En una sociedad y una economía cuyo diseño originario fue excluyente, extractivo y consolidador de privilegios en pocas manos (primero del Reyno de España, y luego, de la elite criolla independentista); lo que ha movido los cambios de coyuntura histórico-políticas en el país ha sido la pugna entre grupos de privilegio viendo cada quién de controlar ese Estado y sus riquezas naturales y de seres humanos para la producción.
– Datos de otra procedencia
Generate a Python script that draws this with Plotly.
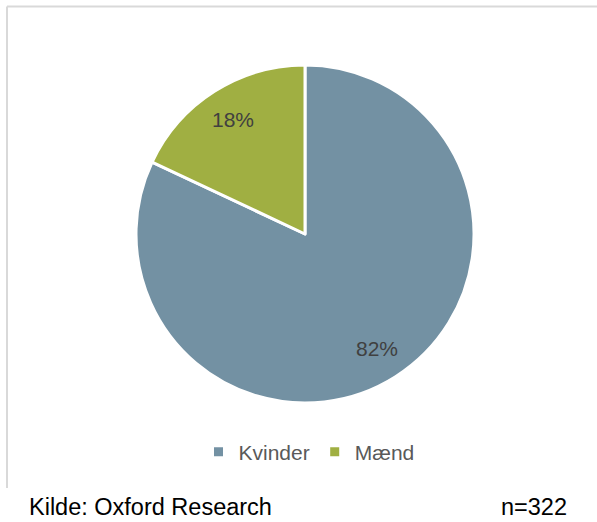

Las grandes excepciones del siglo XX, que pudieron representar rupturas históricas profundas con esa continuidad excluyente de los últimos dos siglos fueron la Revolución de 1944, la democratización de 1985 y luego, la agenda reformista contenida en los Acuerdos de Paz (1996); las tres, saboteadas justamente por su carácter renovador, democratizador e incluyente.
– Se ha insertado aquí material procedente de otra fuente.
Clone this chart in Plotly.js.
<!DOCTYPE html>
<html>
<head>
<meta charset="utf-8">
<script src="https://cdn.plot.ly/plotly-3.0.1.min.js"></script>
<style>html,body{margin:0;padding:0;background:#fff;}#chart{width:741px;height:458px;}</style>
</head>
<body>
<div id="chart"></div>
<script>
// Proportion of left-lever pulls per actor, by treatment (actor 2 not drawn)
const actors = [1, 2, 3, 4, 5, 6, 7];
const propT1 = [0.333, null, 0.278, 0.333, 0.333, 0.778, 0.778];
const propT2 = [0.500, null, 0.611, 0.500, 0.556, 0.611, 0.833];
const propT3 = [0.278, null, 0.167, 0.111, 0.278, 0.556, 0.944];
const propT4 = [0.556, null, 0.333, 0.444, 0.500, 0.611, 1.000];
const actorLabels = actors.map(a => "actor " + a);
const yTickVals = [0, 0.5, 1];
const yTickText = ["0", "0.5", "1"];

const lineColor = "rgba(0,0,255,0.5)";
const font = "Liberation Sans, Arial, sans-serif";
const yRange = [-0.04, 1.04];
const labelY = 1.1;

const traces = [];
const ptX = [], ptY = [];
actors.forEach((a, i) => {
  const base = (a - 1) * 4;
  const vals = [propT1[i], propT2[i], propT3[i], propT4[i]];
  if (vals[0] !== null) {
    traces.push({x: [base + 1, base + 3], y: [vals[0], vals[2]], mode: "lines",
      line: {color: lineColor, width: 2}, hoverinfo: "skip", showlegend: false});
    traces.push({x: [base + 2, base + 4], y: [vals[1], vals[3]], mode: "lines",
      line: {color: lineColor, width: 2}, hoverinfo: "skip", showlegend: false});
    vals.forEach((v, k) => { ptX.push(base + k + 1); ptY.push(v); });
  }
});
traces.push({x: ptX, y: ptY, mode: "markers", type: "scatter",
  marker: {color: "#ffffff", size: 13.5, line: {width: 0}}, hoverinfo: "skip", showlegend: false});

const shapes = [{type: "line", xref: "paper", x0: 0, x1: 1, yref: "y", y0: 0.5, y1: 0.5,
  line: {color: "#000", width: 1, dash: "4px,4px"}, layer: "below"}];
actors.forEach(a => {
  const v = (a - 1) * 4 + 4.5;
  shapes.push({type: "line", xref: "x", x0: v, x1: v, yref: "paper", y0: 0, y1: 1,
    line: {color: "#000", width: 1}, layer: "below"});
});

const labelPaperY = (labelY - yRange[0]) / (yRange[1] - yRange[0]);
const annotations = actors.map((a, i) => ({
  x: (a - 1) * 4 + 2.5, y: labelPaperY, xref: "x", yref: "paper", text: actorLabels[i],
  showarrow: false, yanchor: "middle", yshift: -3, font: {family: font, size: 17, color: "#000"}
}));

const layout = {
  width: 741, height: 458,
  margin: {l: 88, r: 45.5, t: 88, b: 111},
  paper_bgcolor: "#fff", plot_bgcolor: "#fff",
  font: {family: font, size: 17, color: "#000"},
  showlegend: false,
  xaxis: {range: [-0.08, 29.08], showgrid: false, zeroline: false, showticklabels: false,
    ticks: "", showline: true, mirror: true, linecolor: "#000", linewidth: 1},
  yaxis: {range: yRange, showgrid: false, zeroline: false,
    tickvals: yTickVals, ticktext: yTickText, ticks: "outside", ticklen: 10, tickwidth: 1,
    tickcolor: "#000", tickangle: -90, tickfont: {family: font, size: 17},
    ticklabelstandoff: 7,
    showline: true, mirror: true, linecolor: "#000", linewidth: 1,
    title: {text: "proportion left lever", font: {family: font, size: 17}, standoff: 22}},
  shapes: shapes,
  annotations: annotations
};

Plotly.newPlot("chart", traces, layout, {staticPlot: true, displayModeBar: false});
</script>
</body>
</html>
Así esa estructura de continuidad, aunque ha tenido variaciones en el tiempo respecto a motores de crecimiento económico y formas de hacer las cosas, se ha modificado poco en cuanto a quienes controlan que esos cambios no trastoquen la estructura originaria de privilegios y concentración de poder y recursos en pocas manos.

La coyuntura actual, de consolidación del OligonarcocleptoEstado, se marca por una mezcla parcialmente nueva de actores. Esto sí es una amenaza para ese statu quo. Si bien todos son aliados en el corto plazo, frente a un supuesto enemigo mayor, eventualmente, se disputarán la dominancia entre sí; así funcionan el poder y la ambición. No es difícil anticipar que esa pugna solo se hará más brutal y descarnada, y cada vez más ajena a las necesidades de la mayor parte de la sociedad. La mayoría, en cambio, seguirá atrapada en este edificio sin escaleras ni ascensores; algunos decidirán o podrán irse, pero para la mayoría, ni siquiera eso es posible.